## Problem statement
Below are the records; extract from them the line containing "Emit a Python" to the line containing "import plotly.graph_objects as go", both lines included, exactly and with no pictures.

## Material provided
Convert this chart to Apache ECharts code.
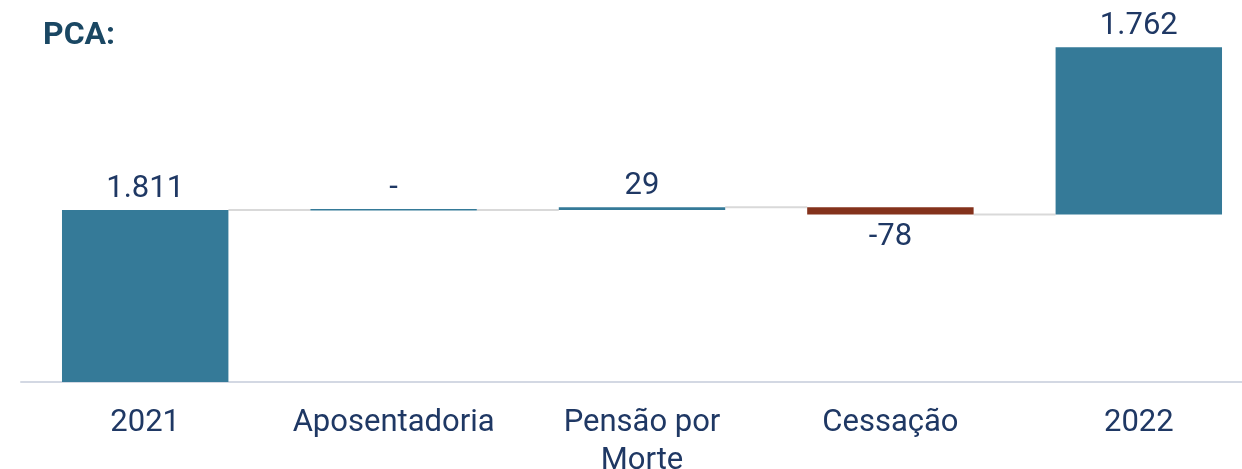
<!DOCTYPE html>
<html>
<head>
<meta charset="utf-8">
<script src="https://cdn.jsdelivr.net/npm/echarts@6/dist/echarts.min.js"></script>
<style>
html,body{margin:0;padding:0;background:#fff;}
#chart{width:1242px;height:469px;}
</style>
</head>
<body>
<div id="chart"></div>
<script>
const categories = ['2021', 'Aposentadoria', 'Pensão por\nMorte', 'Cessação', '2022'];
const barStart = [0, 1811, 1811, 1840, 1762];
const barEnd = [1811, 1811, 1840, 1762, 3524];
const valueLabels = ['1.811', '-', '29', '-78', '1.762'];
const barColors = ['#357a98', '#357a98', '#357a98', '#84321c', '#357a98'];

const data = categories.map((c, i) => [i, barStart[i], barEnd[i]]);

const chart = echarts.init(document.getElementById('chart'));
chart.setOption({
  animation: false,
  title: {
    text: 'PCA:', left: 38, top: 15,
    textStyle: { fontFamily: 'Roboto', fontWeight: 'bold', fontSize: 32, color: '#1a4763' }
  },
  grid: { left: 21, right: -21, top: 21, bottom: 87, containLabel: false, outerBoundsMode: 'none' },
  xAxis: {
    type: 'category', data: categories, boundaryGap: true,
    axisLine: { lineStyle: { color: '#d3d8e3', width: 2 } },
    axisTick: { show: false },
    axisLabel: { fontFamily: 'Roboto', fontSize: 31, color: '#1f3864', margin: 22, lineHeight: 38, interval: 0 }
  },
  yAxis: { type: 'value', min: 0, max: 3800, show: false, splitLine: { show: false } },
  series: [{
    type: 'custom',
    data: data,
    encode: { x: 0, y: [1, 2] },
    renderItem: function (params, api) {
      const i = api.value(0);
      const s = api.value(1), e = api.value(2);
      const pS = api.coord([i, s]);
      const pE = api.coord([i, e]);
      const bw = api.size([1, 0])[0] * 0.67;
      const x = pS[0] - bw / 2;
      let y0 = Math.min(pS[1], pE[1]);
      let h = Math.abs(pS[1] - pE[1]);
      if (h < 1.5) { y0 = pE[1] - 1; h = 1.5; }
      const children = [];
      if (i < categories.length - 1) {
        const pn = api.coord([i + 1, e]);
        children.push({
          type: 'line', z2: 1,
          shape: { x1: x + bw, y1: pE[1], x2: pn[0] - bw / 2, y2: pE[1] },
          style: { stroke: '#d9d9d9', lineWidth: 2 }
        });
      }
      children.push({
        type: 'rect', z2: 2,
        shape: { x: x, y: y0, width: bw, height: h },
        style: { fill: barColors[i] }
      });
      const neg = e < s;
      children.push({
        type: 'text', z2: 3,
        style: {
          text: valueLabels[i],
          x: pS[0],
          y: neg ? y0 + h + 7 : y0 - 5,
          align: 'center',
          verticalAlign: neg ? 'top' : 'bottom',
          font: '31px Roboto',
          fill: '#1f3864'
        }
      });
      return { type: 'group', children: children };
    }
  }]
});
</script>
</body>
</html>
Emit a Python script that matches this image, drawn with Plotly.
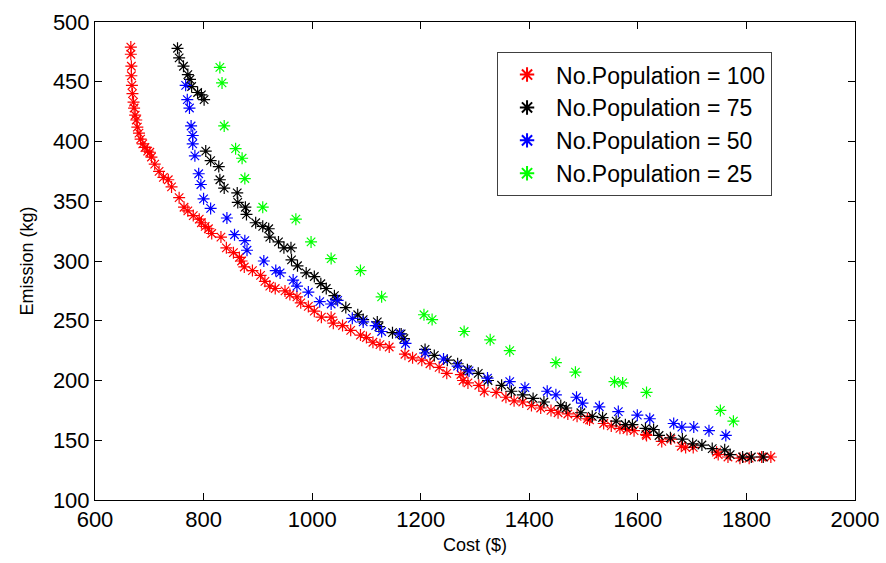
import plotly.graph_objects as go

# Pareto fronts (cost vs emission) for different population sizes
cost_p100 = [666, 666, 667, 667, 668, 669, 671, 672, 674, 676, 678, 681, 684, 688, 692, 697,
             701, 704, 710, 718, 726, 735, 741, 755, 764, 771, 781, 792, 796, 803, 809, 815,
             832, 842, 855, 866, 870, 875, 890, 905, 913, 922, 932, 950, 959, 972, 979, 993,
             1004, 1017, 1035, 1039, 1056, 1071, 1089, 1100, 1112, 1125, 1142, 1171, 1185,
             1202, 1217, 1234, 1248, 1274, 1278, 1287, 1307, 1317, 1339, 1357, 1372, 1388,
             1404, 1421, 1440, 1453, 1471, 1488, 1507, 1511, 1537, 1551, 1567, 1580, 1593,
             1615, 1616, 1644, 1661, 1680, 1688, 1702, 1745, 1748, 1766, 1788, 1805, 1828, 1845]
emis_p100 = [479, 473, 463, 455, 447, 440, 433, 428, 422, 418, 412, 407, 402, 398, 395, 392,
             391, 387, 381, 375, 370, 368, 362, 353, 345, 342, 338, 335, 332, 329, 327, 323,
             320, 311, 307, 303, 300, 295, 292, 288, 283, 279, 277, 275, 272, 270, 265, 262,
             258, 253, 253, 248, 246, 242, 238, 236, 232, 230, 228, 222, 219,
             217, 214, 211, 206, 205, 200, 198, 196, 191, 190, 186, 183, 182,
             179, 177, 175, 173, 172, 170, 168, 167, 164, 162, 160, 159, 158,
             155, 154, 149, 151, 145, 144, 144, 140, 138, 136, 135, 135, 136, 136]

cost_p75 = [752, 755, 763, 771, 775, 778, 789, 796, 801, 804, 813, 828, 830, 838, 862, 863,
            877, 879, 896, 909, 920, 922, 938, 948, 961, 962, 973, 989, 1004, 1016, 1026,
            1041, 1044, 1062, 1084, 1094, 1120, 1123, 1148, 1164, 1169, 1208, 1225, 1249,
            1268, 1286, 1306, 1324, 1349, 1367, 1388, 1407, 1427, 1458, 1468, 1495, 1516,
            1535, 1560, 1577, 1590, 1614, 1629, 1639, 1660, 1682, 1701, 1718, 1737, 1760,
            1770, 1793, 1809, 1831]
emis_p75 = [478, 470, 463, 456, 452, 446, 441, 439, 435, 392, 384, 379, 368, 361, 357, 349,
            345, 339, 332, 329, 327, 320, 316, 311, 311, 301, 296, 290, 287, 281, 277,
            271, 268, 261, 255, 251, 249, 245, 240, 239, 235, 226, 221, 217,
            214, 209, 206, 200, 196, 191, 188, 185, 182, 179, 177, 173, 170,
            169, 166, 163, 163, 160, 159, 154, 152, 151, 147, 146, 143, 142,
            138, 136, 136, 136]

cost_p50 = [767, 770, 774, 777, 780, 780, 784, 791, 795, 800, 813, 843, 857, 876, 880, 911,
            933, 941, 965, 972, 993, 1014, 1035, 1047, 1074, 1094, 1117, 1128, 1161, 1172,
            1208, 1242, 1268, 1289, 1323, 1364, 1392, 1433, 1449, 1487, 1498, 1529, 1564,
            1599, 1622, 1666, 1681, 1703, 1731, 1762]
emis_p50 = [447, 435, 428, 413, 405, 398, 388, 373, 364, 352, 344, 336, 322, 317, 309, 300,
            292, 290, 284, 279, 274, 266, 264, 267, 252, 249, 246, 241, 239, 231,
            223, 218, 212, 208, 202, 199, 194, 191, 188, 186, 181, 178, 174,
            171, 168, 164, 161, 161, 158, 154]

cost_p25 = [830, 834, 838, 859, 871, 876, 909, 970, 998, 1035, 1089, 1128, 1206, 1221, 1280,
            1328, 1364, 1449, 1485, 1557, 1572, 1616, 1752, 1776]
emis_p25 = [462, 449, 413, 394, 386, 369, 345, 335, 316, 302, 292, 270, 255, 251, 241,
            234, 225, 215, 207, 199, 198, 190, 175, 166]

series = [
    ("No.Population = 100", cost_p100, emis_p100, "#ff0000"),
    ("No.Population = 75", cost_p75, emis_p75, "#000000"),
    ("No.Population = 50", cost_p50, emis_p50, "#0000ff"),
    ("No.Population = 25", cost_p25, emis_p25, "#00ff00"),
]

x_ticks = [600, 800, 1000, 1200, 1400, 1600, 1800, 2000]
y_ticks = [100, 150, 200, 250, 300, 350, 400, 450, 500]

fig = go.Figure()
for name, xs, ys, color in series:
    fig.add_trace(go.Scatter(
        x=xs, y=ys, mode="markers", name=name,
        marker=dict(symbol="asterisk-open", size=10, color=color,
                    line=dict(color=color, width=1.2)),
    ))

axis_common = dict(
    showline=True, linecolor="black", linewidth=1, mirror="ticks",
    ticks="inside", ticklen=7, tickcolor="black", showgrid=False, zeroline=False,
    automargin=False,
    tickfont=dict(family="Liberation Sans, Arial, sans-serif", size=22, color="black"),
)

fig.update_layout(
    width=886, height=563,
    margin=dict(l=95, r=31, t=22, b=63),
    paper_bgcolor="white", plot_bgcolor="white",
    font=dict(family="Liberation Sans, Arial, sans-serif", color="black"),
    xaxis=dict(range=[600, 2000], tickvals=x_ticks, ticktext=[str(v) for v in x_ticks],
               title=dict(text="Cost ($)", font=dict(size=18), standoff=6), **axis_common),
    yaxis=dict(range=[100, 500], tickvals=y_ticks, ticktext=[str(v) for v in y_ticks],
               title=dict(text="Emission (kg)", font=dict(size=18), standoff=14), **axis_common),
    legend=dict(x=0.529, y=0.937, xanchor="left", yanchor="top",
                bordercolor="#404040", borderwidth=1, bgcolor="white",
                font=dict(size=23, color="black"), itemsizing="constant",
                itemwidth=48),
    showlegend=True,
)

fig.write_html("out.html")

==

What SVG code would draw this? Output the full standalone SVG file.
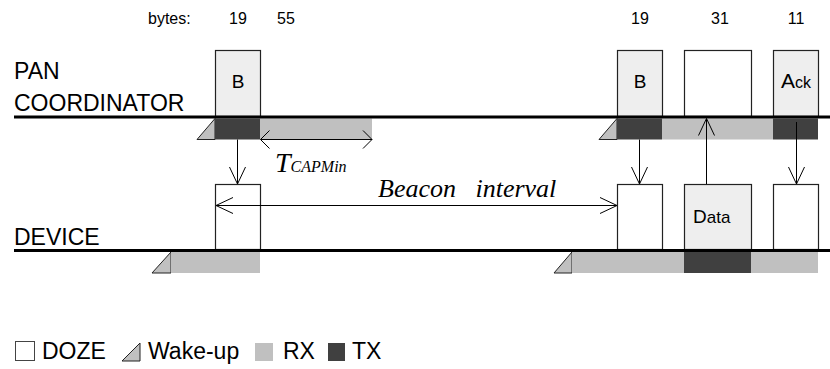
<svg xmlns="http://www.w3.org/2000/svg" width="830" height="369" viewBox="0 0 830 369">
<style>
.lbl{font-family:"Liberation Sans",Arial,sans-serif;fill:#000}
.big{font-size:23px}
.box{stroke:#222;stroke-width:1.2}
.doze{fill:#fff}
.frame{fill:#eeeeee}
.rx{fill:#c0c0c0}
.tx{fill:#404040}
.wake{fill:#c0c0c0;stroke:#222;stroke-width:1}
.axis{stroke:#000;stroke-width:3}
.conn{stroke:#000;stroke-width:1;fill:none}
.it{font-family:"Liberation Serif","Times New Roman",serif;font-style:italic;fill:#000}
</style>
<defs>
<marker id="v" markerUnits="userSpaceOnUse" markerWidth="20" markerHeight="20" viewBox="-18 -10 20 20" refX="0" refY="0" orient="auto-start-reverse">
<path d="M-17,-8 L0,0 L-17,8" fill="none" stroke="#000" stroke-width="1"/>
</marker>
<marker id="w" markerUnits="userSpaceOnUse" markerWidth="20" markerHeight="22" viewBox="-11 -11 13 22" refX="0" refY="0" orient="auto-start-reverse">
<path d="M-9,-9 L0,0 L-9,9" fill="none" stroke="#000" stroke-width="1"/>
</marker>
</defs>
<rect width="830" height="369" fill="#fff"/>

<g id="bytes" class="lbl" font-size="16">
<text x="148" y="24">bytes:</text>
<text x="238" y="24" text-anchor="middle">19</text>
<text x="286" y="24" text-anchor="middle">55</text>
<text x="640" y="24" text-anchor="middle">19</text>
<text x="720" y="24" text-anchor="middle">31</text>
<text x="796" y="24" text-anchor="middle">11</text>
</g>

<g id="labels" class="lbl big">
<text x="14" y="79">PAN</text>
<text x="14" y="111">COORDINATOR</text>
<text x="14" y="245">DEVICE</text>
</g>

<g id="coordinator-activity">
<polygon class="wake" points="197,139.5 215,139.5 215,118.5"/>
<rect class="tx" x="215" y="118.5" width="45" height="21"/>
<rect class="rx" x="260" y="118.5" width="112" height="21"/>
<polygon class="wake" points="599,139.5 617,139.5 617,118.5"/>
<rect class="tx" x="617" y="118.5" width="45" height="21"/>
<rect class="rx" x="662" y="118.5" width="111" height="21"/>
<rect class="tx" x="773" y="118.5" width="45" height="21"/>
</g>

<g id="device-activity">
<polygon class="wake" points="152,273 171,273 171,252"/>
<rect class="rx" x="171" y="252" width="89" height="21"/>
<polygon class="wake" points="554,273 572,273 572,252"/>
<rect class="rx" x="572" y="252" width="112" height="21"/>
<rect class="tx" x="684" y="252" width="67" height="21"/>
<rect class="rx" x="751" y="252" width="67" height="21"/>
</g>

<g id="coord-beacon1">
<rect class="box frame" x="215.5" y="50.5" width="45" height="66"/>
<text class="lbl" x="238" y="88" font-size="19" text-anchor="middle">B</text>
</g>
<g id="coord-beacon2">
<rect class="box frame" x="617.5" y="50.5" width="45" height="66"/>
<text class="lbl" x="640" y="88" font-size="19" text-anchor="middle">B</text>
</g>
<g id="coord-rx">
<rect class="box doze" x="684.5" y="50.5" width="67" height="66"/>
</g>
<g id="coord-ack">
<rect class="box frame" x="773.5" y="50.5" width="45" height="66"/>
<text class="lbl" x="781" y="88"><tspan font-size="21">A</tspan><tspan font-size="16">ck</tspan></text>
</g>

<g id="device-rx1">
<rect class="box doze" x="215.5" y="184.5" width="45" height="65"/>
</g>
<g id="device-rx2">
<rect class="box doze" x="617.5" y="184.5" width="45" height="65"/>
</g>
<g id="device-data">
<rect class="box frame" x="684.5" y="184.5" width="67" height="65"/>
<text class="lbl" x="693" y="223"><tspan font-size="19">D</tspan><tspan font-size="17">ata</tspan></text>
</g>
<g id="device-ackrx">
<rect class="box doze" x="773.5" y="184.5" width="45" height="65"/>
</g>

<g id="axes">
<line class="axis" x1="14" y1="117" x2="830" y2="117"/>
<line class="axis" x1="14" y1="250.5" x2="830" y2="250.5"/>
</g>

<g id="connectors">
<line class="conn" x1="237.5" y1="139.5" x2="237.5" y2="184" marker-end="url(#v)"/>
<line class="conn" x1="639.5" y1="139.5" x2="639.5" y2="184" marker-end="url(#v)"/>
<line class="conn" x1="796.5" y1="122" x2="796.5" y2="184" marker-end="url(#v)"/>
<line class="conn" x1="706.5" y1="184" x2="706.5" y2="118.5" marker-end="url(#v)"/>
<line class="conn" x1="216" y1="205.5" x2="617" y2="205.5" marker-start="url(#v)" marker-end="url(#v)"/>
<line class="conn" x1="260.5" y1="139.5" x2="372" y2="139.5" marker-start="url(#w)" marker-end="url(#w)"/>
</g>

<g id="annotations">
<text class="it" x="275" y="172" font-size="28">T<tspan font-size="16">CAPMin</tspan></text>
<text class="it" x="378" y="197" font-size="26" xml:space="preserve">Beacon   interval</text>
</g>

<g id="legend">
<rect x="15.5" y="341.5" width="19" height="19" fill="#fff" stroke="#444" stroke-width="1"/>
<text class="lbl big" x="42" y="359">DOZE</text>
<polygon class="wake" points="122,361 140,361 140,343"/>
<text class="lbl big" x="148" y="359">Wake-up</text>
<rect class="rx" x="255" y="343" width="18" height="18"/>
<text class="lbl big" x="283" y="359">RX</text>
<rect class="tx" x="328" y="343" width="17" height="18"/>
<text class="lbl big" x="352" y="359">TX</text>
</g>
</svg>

==

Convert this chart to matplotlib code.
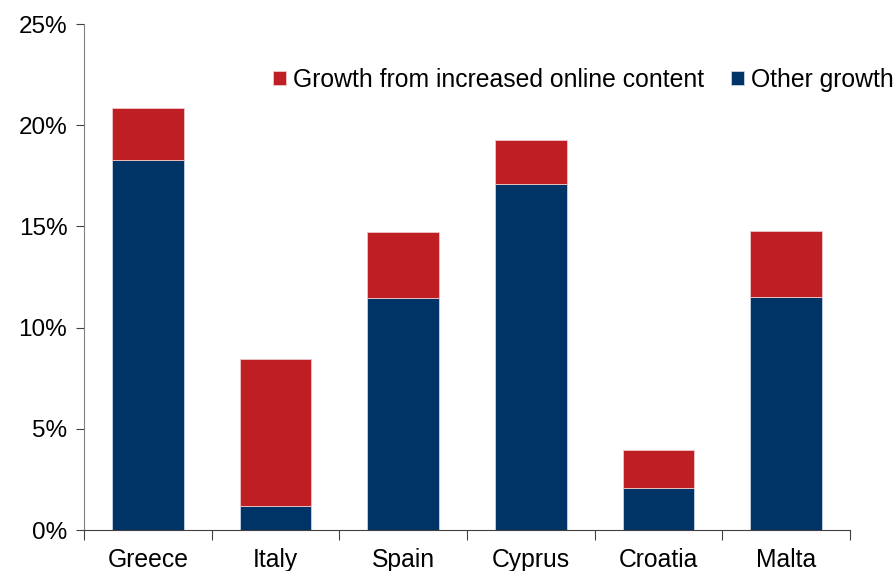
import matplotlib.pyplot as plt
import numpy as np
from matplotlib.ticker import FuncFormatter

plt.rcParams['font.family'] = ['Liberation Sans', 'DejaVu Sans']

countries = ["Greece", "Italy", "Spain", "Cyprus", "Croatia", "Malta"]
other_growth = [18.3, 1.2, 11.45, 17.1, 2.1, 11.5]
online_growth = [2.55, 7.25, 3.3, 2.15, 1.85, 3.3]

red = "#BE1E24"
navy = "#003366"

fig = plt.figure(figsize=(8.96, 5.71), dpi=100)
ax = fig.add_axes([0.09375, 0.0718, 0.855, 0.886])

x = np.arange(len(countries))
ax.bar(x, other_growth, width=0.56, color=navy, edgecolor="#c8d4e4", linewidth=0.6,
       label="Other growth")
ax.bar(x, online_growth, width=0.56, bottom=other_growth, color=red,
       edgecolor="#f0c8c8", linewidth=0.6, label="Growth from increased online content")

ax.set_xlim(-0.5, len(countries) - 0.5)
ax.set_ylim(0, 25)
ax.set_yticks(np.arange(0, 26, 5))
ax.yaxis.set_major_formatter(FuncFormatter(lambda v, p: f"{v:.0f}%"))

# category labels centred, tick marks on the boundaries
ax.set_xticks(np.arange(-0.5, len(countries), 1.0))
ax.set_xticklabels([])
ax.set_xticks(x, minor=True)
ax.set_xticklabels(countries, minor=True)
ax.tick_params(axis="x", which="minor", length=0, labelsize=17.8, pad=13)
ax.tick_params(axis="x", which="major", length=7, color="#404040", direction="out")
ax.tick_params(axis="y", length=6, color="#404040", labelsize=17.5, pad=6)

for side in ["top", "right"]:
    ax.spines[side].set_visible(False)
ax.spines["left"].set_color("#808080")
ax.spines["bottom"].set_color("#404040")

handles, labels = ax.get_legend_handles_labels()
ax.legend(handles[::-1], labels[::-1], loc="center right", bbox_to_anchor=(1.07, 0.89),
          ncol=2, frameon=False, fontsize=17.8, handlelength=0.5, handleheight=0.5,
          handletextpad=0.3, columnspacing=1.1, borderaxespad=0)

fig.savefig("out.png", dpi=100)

## Output for this exercise
Emit a Python script that matches this image, drawn with Plotly.
import plotly.graph_objects as go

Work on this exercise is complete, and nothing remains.